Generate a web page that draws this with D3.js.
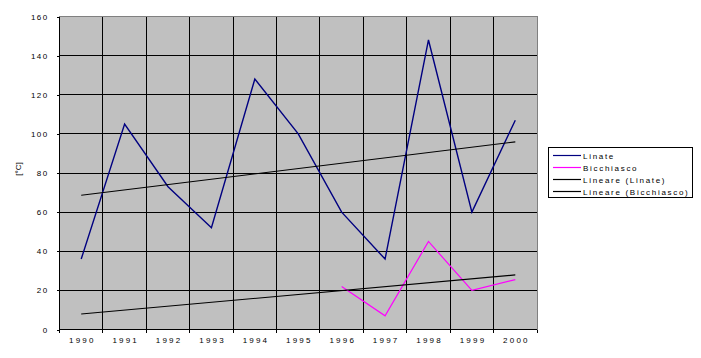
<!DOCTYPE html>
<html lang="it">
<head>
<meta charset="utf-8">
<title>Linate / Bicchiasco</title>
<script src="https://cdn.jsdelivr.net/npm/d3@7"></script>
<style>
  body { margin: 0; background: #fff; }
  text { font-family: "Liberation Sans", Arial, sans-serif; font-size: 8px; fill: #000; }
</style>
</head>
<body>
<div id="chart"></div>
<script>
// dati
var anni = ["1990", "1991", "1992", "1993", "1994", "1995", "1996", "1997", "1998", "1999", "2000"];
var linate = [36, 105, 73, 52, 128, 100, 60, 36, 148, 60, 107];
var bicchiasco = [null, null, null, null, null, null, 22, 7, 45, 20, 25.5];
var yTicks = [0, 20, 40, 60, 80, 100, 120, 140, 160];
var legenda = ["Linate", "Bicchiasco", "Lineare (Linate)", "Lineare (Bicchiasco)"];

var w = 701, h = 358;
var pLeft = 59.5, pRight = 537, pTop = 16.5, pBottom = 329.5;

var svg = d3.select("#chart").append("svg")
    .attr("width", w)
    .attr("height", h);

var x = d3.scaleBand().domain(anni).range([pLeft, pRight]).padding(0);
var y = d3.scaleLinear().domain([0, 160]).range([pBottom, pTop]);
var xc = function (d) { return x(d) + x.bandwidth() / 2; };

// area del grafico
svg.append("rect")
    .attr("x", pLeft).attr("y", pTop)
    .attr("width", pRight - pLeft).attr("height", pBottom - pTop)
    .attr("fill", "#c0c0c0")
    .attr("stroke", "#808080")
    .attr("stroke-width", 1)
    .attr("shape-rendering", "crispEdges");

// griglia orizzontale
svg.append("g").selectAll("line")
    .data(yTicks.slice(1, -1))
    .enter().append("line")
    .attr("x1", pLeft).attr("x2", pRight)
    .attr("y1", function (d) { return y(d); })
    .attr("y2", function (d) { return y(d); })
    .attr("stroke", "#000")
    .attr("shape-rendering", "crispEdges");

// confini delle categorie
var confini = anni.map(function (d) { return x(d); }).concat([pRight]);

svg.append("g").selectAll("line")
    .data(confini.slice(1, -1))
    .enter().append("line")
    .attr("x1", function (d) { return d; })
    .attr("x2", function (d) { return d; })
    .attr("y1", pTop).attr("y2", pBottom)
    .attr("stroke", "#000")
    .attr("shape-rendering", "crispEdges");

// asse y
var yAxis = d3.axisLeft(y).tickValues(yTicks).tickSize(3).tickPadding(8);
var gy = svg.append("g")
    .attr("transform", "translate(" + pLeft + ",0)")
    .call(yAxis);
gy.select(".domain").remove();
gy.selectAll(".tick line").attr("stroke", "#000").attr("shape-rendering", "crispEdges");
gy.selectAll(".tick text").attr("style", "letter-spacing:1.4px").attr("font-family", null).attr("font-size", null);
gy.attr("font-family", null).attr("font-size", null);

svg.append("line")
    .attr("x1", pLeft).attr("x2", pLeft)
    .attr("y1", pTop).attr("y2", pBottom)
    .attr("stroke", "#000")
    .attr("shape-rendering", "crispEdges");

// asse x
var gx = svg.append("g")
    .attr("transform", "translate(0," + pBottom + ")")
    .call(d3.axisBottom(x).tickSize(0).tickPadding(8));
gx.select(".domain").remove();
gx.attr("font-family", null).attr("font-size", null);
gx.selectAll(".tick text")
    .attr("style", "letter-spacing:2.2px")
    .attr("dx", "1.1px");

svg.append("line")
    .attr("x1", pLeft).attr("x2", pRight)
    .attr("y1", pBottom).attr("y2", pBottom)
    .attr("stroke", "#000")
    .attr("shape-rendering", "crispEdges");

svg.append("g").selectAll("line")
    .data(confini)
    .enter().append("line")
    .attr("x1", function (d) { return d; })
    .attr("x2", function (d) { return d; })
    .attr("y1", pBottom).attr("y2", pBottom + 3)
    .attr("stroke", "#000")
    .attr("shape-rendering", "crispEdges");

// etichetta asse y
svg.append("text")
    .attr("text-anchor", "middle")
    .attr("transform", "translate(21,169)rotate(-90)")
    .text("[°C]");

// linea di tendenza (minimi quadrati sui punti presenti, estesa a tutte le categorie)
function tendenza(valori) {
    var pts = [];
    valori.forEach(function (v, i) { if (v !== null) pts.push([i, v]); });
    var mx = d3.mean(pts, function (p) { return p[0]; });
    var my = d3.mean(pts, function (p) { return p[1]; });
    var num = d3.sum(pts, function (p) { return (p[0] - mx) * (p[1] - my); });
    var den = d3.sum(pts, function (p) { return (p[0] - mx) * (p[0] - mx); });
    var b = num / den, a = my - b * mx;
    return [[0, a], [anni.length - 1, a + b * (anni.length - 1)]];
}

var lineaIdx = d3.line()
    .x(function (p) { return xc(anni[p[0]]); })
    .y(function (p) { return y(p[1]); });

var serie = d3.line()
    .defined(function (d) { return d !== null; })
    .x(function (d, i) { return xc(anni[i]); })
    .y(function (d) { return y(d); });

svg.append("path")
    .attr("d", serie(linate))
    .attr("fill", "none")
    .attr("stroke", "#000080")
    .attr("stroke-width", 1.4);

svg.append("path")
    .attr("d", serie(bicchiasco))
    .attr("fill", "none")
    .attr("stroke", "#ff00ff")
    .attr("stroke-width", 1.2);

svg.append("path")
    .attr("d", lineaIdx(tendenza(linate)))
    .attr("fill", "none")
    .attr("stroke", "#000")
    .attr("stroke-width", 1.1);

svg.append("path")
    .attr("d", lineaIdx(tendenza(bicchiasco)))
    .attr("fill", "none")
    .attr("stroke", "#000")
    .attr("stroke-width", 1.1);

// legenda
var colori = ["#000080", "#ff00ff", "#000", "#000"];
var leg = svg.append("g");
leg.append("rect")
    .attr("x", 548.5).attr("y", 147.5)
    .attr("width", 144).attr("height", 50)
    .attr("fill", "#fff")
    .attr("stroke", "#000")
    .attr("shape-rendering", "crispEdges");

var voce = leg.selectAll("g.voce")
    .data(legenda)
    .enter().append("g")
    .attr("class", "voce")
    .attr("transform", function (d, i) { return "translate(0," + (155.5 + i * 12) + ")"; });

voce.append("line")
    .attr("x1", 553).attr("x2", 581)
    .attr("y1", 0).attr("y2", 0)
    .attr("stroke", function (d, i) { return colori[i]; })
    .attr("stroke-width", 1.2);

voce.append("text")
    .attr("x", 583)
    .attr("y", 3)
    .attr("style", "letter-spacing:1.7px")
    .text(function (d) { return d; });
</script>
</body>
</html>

::::::::::

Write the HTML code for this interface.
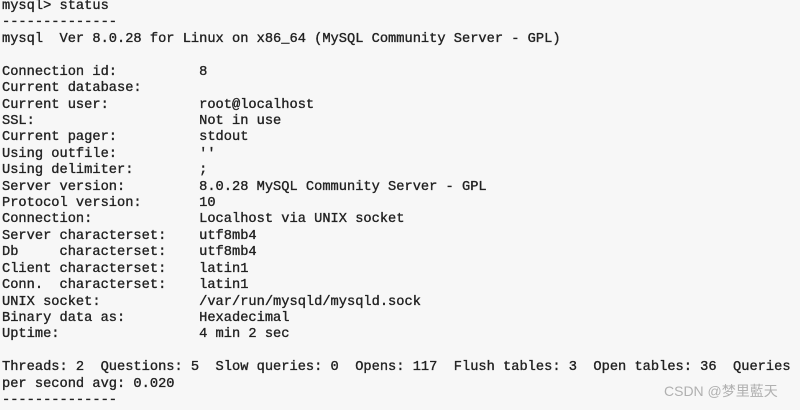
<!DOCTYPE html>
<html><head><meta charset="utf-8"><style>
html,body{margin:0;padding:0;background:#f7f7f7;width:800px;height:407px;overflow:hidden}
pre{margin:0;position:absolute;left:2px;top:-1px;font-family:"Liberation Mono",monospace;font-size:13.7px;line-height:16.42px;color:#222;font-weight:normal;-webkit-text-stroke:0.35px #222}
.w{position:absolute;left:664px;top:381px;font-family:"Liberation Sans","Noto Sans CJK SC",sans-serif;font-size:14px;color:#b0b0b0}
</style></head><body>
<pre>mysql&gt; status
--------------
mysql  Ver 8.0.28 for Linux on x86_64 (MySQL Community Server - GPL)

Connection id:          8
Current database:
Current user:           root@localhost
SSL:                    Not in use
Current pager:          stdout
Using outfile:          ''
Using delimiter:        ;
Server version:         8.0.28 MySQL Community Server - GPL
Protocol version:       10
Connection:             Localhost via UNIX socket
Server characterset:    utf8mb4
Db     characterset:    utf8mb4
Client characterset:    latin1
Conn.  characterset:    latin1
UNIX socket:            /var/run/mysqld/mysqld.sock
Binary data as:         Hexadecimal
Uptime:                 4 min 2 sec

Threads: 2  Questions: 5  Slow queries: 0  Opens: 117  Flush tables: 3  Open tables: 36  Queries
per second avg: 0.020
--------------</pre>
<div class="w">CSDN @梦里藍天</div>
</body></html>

::::::::::

• [Set problem]
Above are records with pictures. Reproduce exactly only the lines from the line with "Generate a web" through the line with "var confini = anni.map(function", both ends included, and leave the pictures out.

• [Exercise solution]
Generate a web page that draws this with D3.js.
<!DOCTYPE html>
<html lang="it">
<head>
<meta charset="utf-8">
<title>Linate / Bicchiasco</title>
<script src="https://cdn.jsdelivr.net/npm/d3@7"></script>
<style>
  body { margin: 0; background: #fff; }
  text { font-family: "Liberation Sans", Arial, sans-serif; font-size: 8px; fill: #000; }
</style>
</head>
<body>
<div id="chart"></div>
<script>
// dati
var anni = ["1990", "1991", "1992", "1993", "1994", "1995", "1996", "1997", "1998", "1999", "2000"];
var linate = [36, 105, 73, 52, 128, 100, 60, 36, 148, 60, 107];
var bicchiasco = [null, null, null, null, null, null, 22, 7, 45, 20, 25.5];
var yTicks = [0, 20, 40, 60, 80, 100, 120, 140, 160];
var legenda = ["Linate", "Bicchiasco", "Lineare (Linate)", "Lineare (Bicchiasco)"];

var w = 701, h = 358;
var pLeft = 59.5, pRight = 537, pTop = 16.5, pBottom = 329.5;

var svg = d3.select("#chart").append("svg")
    .attr("width", w)
    .attr("height", h);

var x = d3.scaleBand().domain(anni).range([pLeft, pRight]).padding(0);
var y = d3.scaleLinear().domain([0, 160]).range([pBottom, pTop]);
var xc = function (d) { return x(d) + x.bandwidth() / 2; };

// area del grafico
svg.append("rect")
    .attr("x", pLeft).attr("y", pTop)
    .attr("width", pRight - pLeft).attr("height", pBottom - pTop)
    .attr("fill", "#c0c0c0")
    .attr("stroke", "#808080")
    .attr("stroke-width", 1)
    .attr("shape-rendering", "crispEdges");

// griglia orizzontale
svg.append("g").selectAll("line")
    .data(yTicks.slice(1, -1))
    .enter().append("line")
    .attr("x1", pLeft).attr("x2", pRight)
    .attr("y1", function (d) { return y(d); })
    .attr("y2", function (d) { return y(d); })
    .attr("stroke", "#000")
    .attr("shape-rendering", "crispEdges");

// confini delle categorie
var confini = anni.map(function (d) { return x(d); }).concat([pRight]);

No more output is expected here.